Sustainability issues have risen to the fore following the COP 21 Paris agreement and launch of the UN Sustainable Development Goals in 2015, and their impact on businesses will only increase going forward. A growing body of evidence shows that companies with a strong corporate social responsibility (CSR) also have a strong financial performance: social and environmental aspects and a strong governance are positive factors for dealing with risks and opportunities.

As investors and stakeholders are becoming more interested in ESG (Environmental, social and governance) issues, their expectations regarding financial reporting and disclosures has evolved. They expect companies to be transparent about their ESG exposures and opportunities.

The EU’s new non-financial reporting requirements are seen as an important step to manage change towards a sustainable global economy.
The Directive 2014/95 enters into force at the end of the year requiring over 6,000 large companies, EU public-interest entities, to report annually on environmental, social and employee-related matters, respect for human rights, anti-corruption and bribery. They will also need to publish information on aspects of employees diversity such as age, educational and professional backgrounds.

The new rules include listed companies as well as some unlisted companies, such as banks, insurance companies, and other companies that are so designated by Member States because of their activities, size or number of employees. For example, clothing companies will have to explain how responsibly they act throughout their supply chain. Member States have time until 6 December 2016 to transpose the new regulations into national legislation, so they will apply from 1 January 2017. The first reports are expected to be published in 2018 about 2017 financial year activities.

However, many argue that the UE’s efforts to raise the transparency levels of the social and environmental information provided by big businesses can fail to produce its intended effect.
The reform lacks mechanisms to provide effective compliance and enforcement. Simply put, the reporting is mandatory, yet flexibility is given to companies by the “comply or explain” approach with the result that if a company fails to pursue policies relating to the areas covered by the Directive, it must explain why in its annual report.

Indeed, through reporting, businesses can show their contributions to the global goals. In this regard, a new study from global sustainability consultancy Corporate Citizenship have revealed that most companies have failed to move beyond initial planning stages to build upon an increased business awareness of the SDGs, since the framework was launched by the UN last September.

In particular the researchers asked to companies which Goals they thought their company could make the biggest contribution to addressing. Goal 8 on promoting decent work and economic growth remained the most favoured choice. But they also found some dramatic shifts in other Goals. For example, in 2015, 14% of companies picked ‘promoting peaceful and inclusive societies as one of their top three choices. This year, just 3% did. Responsible production and consumption increased from 11% to 31%. This may reflect a more realistic consideration of the Goals by business and a more nuanced understanding of where companies can and cannot make the biggest difference.
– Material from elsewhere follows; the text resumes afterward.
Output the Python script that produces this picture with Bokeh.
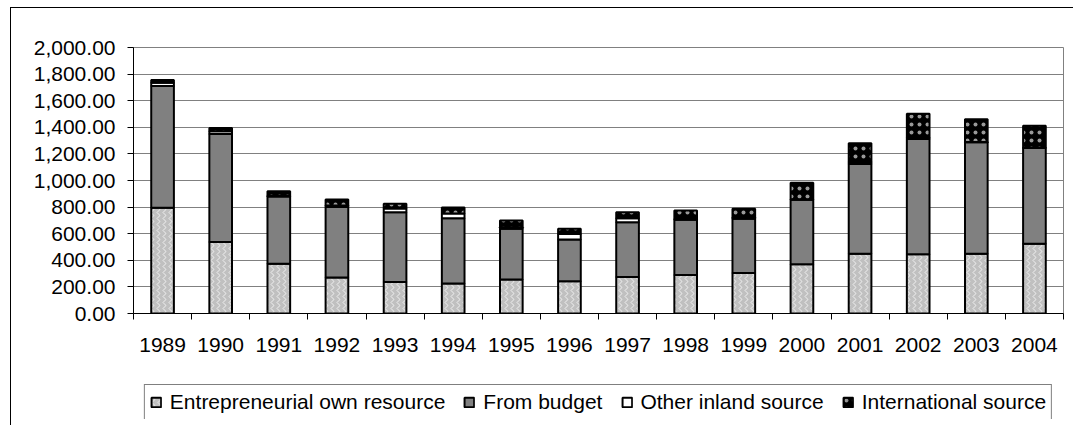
import numpy as np
from bokeh.plotting import figure
from bokeh.models import Range1d, FixedTicker, NumeralTickFormatter, Legend, LegendItem
from bokeh.layouts import column
from bokeh.embed import file_html
from bokeh.resources import INLINE

years = ["1989", "1990", "1991", "1992", "1993", "1994", "1995", "1996",
         "1997", "1998", "1999", "2000", "2001", "2002", "2003", "2004"]
entrepreneurial = [795, 537, 375, 270, 237, 225, 255, 242, 275, 290, 305, 370, 450, 445, 450, 525]
budget = [915, 813, 505, 530, 525, 492, 382, 315, 412, 415, 407, 485, 675, 867, 837, 720]
other_inland = [25, 20, 5, 12, 28, 35, 12, 40, 30, 5, 10, 3, 15, 10, 3, 2]
international = [20, 25, 35, 45, 35, 45, 50, 40, 45, 65, 65, 125, 140, 180, 170, 165]
series_names = ["Entrepreneurial own resource", "From budget",
                "Other inland source", "International source"]
y_ticks = [0, 200, 400, 600, 800, 1000, 1200, 1400, 1600, 1800, 2000]

FONT = "Liberation Sans"
FILLS = ["#c0c0c0", "#808080", "#ffffff", "#000000"]
HATCH = ["vertical_wave", " ", " ", "dot"]
HATCH_ALPHA = [0.75, 0.0, 0.0, 0.6]
HATCH_SCALE = [6, 12, 12, 8]
HATCH_WEIGHT = [1, 1, 1, 0.5]

xs = [i + 0.5 for i in range(len(years))]
data = dict(x=xs, e=entrepreneurial, b=budget, o=other_inland, i=international)

p = figure(width=1062, height=360, output_backend="svg", toolbar_location=None,
           x_range=Range1d(0, len(years)), y_range=Range1d(0, 2000),
           min_border_left=122, min_border_right=10, min_border_top=39,
           min_border_bottom=55)
p.outline_line_color = "#808080"
p.outline_line_width = 1
p.background_fill_color = "white"
p.border_fill_color = "white"

renderers = p.vbar_stack(
    ["e", "b", "o", "i"], x="x", width=0.39, source=data,
    fill_color=FILLS, line_color="black", line_width=2,
    hatch_pattern=HATCH, hatch_color="#ffffff", hatch_alpha=HATCH_ALPHA,
    hatch_scale=HATCH_SCALE, hatch_weight=HATCH_WEIGHT)

# axes
p.xaxis.ticker = FixedTicker(ticks=xs, minor_ticks=list(range(len(years) + 1)))
p.xaxis.major_label_overrides = {x: y for x, y in zip(xs, years)}
p.xaxis.major_tick_out = 0
p.xaxis.major_tick_in = 0
p.xaxis.minor_tick_out = 6
p.xaxis.minor_tick_in = 0
p.xaxis.minor_tick_line_color = "black"
p.xaxis.major_label_standoff = 18
p.yaxis.ticker = FixedTicker(ticks=y_ticks)
p.yaxis.formatter = NumeralTickFormatter(format="0,0.00")
p.yaxis.major_tick_out = 6
p.yaxis.major_tick_in = 0
p.yaxis.minor_tick_line_color = None
p.yaxis.major_label_standoff = 12
for ax in (p.xaxis[0], p.yaxis[0]):
    ax.axis_line_color = "black"
    ax.axis_line_width = 1
    ax.major_tick_line_color = "black"
    ax.major_label_text_font = FONT
    ax.major_label_text_font_size = "21px"
    ax.major_label_text_color = "black"

p.xgrid.grid_line_color = None
p.ygrid.ticker = FixedTicker(ticks=y_ticks)
p.ygrid.grid_line_color = "#808080"
p.ygrid.grid_line_width = 1

# legend strip below the plot (same horizontal frame as the chart)
q = figure(width=1062, height=57, output_backend="svg", toolbar_location=None,
           x_range=Range1d(0, 1), y_range=Range1d(0, 1),
           x_axis_type=None, y_axis_type=None,
           min_border_left=122, min_border_right=10, min_border_top=16,
           min_border_bottom=6)
q.outline_line_color = None
q.background_fill_color = None
q.border_fill_color = None
q.xgrid.grid_line_color = None
q.ygrid.grid_line_color = None
items = []
for k, name in enumerate(series_names):
    r = q.vbar(x=np.array([np.nan]), top=np.array([np.nan]), width=0.5,
               fill_color=FILLS[k], line_color="black", line_width=2,
               hatch_pattern=HATCH[k], hatch_color="#ffffff",
               hatch_alpha=HATCH_ALPHA[k], hatch_scale=HATCH_SCALE[k],
               hatch_weight=HATCH_WEIGHT[k])
    items.append(LegendItem(label=name, renderers=[r]))
legend = Legend(items=items, orientation="horizontal", location="center",
                label_text_font=FONT, label_text_font_size="21px",
                label_text_color="black", glyph_width=12, glyph_height=12,
                label_standoff=8, spacing=18, padding=5, margin=0,
                border_line_color="black", border_line_width=1,
                background_fill_color="white", background_fill_alpha=1)
q.add_layout(legend, "center")

layout = column(p, q, spacing=0, margin=(7, 0, 0, 10),
                styles={"border-left": "1px solid black",
                        "border-top": "1px solid black"})

open("out.html", "w").write(file_html(layout, INLINE))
We have seen lots of announcements ‘recognizing’ the Goals. But what we haven’t yet seen is much evidence of companies taking to heart all 17 goals and asking searching questions internally about the changes needed to respond to the challenge they present – how we innovate, who we employ, what we sell, where we raise our finance, when to work with Governments and, ultimately, whether our business models are sustainable for a 2030 world.

Mike Tuffrey, Corporate Citizenship co-founder

In a word, the research shows that awareness among companies is growing, but action to change is still minimal. What business can do in order to effectively contribute to the Global Goals? The researchers strongly show that objectives will only be achieved through new partnerships that involve others in your sector, civil society organizations and governments, regulators and public sector agencies.